To fund this nascent school, Fr. Mark turned to his Chappaqua congregation, and received an enormous outpouring of support, right from the start. This support continues to this day, as SMA is funded completely by donations from individuals, corporations, trusts and foundations. “One person doesn’t start this. I had the blessing of being in the Chappaqua parish for decades. I realized a bridge had to be built between these two communities — and it has — most of the original founding council members are still on board. This has always been about collaboration. The school is owned by the board of directors — lay people. There is no church support.” From idea to opening, which included obtaining state approvals, took around two years and SMA opened, in what had been another school building, in July 2006.

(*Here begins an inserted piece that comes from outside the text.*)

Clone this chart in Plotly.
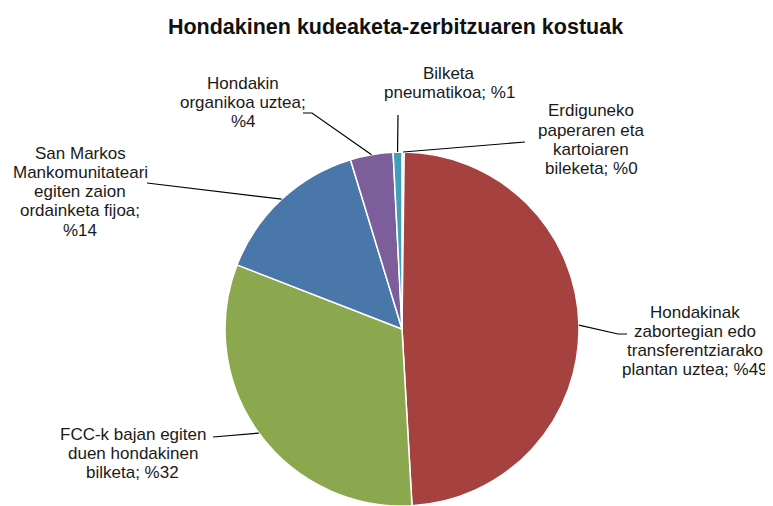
import textwrap
import numpy as np
import plotly.graph_objects as go

# Data
categories = [
    "Erdiguneko paperaren eta kartoiaren bileketa",
    "Hondakinak zabortegian edo transferentziarako plantan uztea",
    "FCC-k bajan egiten duen hondakinen bilketa",
    "San Markos Mankomunitateari egiten zaion ordainketa fijoa",
    "Hondakin organikoa uztea",
    "Bilketa pneumatikoa",
]
shares = [0.2, 48.9, 31.8, 14.4, 3.9, 0.8]
colors = ["#F79646", "#A5423F", "#8BA84F", "#4A77AA", "#7B5E9A", "#3F9EB8"]
title_text = "Hondakinen kudeaketa-zerbitzuaren kostuak"

W, H = 773, 506
OFF = 8  # page body margin, positions below are given in window pixels
FONT = "Liberation Sans, Arial, sans-serif"

# pie placement (window pixels)
cx, cy, r = 402, 329, 177

# label layout: wrap width, centre x, first line y, leader line path (elbow points)
label_layout = [
    dict(wrap=13, x=591, y=111, path=[(525, 142)]),
    dict(wrap=18, x=695, y=312, path=[(618, 334), (627, 334)]),
    dict(wrap=18, x=133, y=434, path=[(213, 437)]),
    dict(wrap=17, x=80, y=153, path=[(147, 183)]),
    dict(wrap=16, x=243, y=83, path=[(312, 113), (303, 113)]),
    dict(wrap=15, x=449, y=73, path=[(398, 115)]),
]
LINE_H = 19.3


def px(x, y):
    return (x - OFF) / W, 1 - (y - OFF) / H


x0, y1 = px(cx - r, cy - r)
x1, y0 = px(cx + r, cy + r)

fig = go.Figure(go.Pie(
    labels=categories,
    values=shares,
    sort=False,
    direction="clockwise",
    rotation=0,
    marker=dict(colors=colors, line=dict(color="white", width=1.5)),
    textinfo="none",
    hoverinfo="label+percent",
    showlegend=False,
    domain=dict(x=[x0, x1], y=[y0, y1]),
))

annotations = []
shapes = []
total = sum(shares)
cum = np.cumsum([0] + shares)
for i, (name, v) in enumerate(zip(categories, shares)):
    lay = label_layout[i]
    full = f"{name}; %{round(v / total * 100):.0f}"
    lines = textwrap.wrap(full, width=lay["wrap"], break_on_hyphens=False)
    for k, line in enumerate(lines):
        ax, ay = px(lay["x"], lay["y"] + k * LINE_H)
        annotations.append(dict(
            x=ax, y=ay, xref="paper", yref="paper", text=line,
            showarrow=False, xanchor="center", yanchor="middle",
            font=dict(family=FONT, size=17, color="#1a1a1a"),
        ))
    # leader line from slice edge
    mid = (cum[i] + v / 2) / total * 2 * np.pi
    ex, ey = cx + r * np.sin(mid), cy - r * np.cos(mid)
    pts = [(ex, ey)] + lay["path"]
    d = "M " + " L ".join(f"{px(a, b)[0]:.5f},{px(a, b)[1]:.5f}" for a, b in pts)
    shapes.append(dict(type="path", path=d, xref="paper", yref="paper",
                       line=dict(color="black", width=1.2)))

tx, ty = px(395.5, 26)
fig.update_layout(
    width=W, height=H,
    margin=dict(l=0, r=0, t=0, b=0),
    paper_bgcolor="white",
    plot_bgcolor="white",
    title=dict(text="<b>" + title_text + "</b>", x=tx, xanchor="center",
               y=ty, yanchor="middle",
               font=dict(family=FONT, size=21.5, color="#111")),
    annotations=annotations,
    shapes=shapes,
)

fig.write_html("out.html")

There are more applicants for SMA, which is free of charge, than available openings. Most of the parents, as described by Fr. Mark, are “the working poor. Many are doing several minimum-wage jobs. Built into our admissions process is building a relationship with the adult who is getting behind the kid. It may not be a parent — could be a grandmother or other relative who has custody. Some boys self-start, but most need an adult partner. Most of our parents are engaged and we have regular meetings with them. When we need them they are here to help us.” SMA accepts IEP (Individualized Educational Plan) and 504 Plan (both relate ensure that a child who has a disability identified under the law receive specialized instruction and related services) students; there is a special education teacher provided by the district.
When it comes time to move on to high school, the school meets with both the child and the supervising adult and a big “What do you want?” conversation ensues, as placements are made locally, regionally and sometimes to boarding schools within a several-hour radius of home. “If a mom says ‘I don’t want him to go away’ we honor that; at the end of the day it’s a parent’s choice.” But most do, and then Fr. Mark calls upon his increasingly large network of colleagues at prep schools to interview select children and, hopefully, accept them. To assist students in the galvanizing transition to these vastly different socio-economic academic institutions, a special fund provides the boys with all of the material resources they need to “fit in,” whether it be a laptop or a blue blazer. The biggest assist, though, comes in the interviewing counseling and other presentation of information to the boys who choose this route, so as not to have them be overwhelmed by the process and, if successful, during their first year of high school.
As for the religious component of the education, Fr. Mark explains: “It’s Catholic because I happen to be a priest and our first benefactors are Catholic. But we have an open policy of faith affiliation. There’s not a lot of catechism here; we direct families to do it at home or church. What we are very strong on is character formation as an umbrella to all faiths. Becoming responsible citizens is our goal and our character formation is a source of pride to us at our 10-year-mark. Our boys are able to rise above what’s happening around them. We give them very strong signals all day long on how we treat other. That makes our boys stand out. By getting them when they’re young and more malleable that influences them time and again.”